> _What to work on_:
Copy each line that contains the word "this".
## Begin Data provided
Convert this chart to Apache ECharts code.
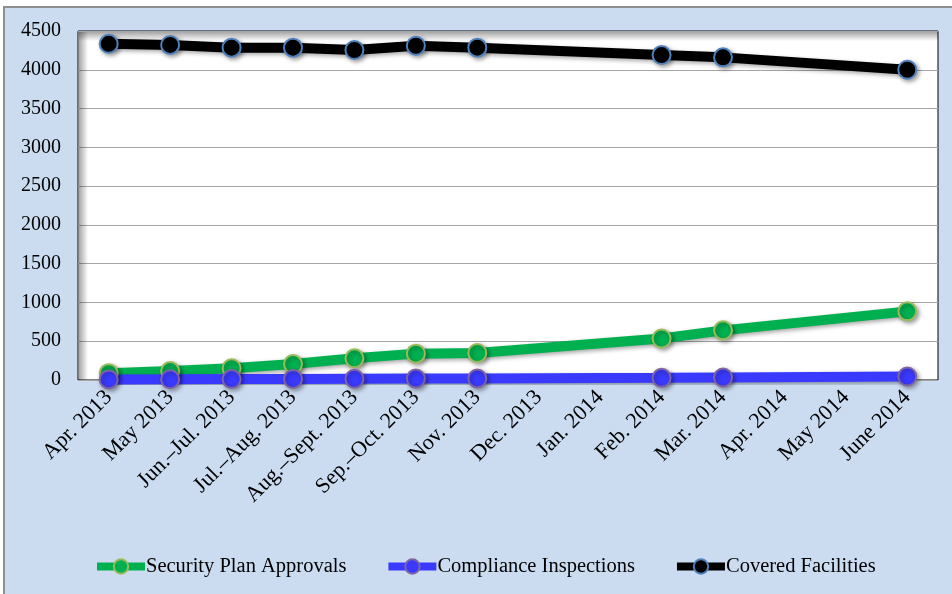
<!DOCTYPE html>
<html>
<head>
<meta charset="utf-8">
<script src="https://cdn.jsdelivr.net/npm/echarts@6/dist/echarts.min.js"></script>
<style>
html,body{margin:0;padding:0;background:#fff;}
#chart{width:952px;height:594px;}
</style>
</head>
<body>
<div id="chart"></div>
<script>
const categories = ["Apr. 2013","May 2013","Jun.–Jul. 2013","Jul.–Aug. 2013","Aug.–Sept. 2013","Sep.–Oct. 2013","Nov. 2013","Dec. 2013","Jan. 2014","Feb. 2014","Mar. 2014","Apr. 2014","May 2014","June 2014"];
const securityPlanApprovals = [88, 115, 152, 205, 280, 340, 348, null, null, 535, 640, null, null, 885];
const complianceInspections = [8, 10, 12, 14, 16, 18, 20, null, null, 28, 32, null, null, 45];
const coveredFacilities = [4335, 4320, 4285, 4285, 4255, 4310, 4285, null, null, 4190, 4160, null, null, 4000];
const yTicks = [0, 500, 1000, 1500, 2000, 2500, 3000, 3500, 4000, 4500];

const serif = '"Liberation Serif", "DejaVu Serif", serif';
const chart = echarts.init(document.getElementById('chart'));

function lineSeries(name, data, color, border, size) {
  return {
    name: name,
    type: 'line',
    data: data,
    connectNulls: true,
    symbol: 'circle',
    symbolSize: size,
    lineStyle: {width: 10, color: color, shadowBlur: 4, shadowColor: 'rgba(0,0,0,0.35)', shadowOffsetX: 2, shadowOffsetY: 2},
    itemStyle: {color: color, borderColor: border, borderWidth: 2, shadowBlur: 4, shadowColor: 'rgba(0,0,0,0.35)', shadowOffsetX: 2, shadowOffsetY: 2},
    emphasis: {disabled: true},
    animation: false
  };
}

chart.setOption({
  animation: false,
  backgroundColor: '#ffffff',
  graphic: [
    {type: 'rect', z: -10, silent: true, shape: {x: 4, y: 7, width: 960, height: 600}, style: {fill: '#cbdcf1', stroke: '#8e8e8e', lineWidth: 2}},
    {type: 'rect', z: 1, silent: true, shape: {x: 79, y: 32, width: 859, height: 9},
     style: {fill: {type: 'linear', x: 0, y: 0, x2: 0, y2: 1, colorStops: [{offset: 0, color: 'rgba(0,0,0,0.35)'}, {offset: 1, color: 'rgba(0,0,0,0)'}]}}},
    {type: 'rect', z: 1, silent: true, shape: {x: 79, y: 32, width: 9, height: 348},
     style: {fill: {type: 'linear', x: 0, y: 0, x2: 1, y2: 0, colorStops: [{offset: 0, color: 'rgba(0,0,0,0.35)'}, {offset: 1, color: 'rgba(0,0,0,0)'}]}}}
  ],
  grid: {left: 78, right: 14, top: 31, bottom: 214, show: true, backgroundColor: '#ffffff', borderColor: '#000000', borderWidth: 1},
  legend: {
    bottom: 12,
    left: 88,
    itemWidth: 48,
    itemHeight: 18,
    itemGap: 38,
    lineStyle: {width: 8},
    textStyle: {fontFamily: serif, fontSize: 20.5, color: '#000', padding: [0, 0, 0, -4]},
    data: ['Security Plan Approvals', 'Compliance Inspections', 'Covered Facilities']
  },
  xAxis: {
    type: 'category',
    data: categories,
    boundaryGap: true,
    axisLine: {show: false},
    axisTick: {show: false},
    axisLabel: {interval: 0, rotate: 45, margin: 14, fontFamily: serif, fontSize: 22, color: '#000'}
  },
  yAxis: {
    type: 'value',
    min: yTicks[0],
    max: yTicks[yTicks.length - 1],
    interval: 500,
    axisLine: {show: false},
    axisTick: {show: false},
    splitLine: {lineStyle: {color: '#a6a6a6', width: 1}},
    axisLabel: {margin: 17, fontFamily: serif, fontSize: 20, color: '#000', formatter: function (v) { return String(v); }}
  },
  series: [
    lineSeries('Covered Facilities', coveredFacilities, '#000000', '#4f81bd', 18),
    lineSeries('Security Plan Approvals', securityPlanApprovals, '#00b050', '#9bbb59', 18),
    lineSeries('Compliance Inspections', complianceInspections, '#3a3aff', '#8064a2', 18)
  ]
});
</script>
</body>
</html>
## End Data provided
## Begin Data provided
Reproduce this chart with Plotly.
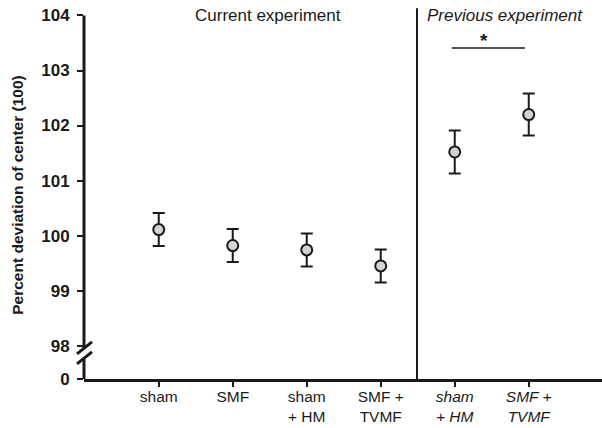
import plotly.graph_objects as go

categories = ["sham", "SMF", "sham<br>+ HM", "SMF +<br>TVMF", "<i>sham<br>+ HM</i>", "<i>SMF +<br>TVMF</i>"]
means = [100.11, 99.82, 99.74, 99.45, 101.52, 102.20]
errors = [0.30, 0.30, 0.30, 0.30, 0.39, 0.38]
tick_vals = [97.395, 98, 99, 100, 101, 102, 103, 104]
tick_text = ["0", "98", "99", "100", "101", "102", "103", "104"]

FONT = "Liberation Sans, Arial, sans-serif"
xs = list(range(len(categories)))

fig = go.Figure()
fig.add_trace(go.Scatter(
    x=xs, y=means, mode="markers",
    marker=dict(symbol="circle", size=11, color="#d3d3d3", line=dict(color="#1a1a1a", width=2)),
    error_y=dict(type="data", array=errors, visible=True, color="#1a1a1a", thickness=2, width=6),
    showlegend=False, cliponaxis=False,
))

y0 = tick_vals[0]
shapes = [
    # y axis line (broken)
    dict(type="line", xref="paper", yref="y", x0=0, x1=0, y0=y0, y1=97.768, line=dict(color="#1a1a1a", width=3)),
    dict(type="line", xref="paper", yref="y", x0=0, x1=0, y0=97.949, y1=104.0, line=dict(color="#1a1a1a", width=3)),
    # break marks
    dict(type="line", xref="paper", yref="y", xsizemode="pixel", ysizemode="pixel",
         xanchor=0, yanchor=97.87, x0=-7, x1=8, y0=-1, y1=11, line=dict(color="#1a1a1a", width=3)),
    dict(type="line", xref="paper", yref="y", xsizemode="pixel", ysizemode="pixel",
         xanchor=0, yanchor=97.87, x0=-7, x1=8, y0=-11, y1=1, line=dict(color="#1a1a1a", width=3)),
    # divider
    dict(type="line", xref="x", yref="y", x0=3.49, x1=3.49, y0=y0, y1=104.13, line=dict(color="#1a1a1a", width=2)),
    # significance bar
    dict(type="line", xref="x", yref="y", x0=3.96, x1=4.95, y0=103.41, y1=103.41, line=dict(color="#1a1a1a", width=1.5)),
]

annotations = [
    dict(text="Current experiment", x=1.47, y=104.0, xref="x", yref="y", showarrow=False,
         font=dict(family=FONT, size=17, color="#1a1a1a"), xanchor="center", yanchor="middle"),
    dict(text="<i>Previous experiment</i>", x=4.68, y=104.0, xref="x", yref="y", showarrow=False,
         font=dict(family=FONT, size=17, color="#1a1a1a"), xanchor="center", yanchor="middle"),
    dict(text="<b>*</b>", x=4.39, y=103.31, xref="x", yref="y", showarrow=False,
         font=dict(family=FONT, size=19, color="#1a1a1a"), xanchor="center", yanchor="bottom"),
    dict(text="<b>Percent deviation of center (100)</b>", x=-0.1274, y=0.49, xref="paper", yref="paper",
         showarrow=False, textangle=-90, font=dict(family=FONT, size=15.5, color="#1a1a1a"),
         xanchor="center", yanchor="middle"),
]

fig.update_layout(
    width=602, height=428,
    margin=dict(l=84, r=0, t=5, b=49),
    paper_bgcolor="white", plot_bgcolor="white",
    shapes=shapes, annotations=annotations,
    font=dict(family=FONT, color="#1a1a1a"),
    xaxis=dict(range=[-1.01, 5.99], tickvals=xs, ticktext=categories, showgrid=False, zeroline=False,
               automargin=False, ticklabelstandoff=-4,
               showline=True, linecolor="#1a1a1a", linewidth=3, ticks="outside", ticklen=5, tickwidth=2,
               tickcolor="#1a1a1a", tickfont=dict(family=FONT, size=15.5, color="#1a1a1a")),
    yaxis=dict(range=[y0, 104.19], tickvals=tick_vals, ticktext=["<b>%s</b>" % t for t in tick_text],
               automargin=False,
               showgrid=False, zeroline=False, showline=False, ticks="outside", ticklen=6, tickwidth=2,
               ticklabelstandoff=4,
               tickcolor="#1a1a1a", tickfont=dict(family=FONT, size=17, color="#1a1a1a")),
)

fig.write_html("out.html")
## End Data provided
## Begin Data provided
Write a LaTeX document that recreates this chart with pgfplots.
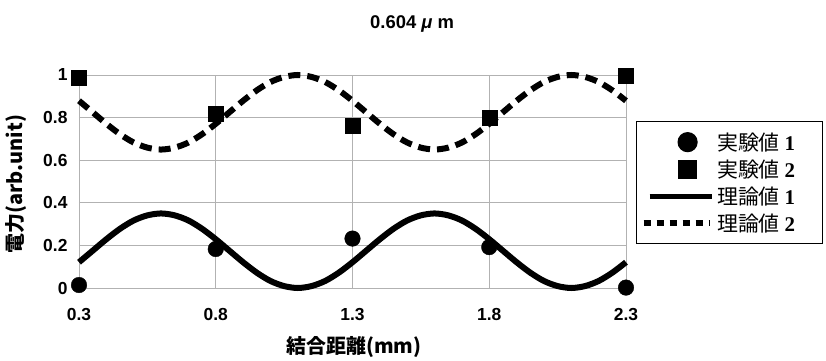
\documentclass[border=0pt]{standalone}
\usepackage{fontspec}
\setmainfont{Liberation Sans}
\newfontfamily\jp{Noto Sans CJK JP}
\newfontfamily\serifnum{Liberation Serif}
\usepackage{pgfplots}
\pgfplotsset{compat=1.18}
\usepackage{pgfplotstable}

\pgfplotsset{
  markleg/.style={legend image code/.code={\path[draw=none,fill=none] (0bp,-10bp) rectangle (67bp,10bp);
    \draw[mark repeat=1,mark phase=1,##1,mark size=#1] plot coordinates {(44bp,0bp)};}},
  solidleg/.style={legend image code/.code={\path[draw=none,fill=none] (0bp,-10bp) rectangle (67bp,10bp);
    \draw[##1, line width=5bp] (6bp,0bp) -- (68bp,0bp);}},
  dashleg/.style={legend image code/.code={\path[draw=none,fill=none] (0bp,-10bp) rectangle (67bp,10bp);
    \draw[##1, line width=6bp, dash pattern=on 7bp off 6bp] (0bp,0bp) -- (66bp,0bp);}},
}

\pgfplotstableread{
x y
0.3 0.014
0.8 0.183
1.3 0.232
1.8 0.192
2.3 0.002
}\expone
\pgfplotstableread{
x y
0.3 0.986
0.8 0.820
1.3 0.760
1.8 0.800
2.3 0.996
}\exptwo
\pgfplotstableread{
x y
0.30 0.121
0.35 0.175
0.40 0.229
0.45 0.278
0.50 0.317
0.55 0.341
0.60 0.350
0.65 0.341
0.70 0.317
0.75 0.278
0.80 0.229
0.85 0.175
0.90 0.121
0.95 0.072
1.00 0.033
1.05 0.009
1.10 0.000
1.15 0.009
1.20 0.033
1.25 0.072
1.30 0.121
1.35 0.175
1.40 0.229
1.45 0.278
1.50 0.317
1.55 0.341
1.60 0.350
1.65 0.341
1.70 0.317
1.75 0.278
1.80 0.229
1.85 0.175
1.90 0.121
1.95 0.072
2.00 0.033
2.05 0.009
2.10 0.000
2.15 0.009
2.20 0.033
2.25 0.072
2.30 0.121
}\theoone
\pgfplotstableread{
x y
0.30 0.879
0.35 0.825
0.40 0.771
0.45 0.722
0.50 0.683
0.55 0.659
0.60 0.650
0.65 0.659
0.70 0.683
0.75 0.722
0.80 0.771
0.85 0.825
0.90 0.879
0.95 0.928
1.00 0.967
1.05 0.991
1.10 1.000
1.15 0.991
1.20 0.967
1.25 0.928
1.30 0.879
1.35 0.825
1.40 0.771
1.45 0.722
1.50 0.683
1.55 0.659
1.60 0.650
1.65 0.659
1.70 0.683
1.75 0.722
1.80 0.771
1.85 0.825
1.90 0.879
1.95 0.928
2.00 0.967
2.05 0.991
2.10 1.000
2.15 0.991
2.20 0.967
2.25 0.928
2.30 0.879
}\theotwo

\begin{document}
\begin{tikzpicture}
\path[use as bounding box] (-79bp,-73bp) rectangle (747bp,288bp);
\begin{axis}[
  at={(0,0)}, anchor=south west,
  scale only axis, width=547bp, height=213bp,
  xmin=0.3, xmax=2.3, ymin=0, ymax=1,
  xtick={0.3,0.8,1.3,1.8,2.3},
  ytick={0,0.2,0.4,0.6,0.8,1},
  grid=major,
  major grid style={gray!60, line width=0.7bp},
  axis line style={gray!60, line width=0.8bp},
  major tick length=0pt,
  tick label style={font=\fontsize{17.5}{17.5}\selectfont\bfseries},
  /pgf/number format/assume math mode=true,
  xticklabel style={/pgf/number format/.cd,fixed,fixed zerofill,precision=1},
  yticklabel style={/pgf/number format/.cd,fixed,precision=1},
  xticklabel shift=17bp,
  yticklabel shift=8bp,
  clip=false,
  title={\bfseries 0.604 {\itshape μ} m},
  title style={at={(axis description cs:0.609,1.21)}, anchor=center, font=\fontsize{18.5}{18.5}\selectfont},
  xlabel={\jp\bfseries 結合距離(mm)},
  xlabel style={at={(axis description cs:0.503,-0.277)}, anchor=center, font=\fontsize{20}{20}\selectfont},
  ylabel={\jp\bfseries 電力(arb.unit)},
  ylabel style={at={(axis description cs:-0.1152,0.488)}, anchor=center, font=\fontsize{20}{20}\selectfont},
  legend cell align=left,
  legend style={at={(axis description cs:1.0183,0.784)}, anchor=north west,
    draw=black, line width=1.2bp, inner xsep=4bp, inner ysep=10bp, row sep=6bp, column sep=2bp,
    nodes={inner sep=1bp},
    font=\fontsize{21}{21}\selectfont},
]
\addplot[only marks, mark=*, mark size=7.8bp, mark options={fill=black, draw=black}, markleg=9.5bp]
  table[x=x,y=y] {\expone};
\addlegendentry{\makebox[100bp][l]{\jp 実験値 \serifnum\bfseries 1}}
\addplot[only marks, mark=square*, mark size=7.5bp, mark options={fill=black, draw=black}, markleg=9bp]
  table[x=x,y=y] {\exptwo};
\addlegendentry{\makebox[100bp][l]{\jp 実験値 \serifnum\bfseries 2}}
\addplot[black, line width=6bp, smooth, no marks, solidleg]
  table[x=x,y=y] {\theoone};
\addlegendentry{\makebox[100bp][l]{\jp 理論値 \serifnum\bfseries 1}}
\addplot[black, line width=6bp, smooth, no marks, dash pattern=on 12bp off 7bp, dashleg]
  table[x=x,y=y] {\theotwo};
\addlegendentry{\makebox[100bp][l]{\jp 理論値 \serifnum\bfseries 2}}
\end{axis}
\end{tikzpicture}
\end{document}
## End Data provided
> _Written reply_:
Convert this chart to Apache ECharts code.
Reproduce this chart with Plotly.
Write a LaTeX document that recreates this chart with pgfplots.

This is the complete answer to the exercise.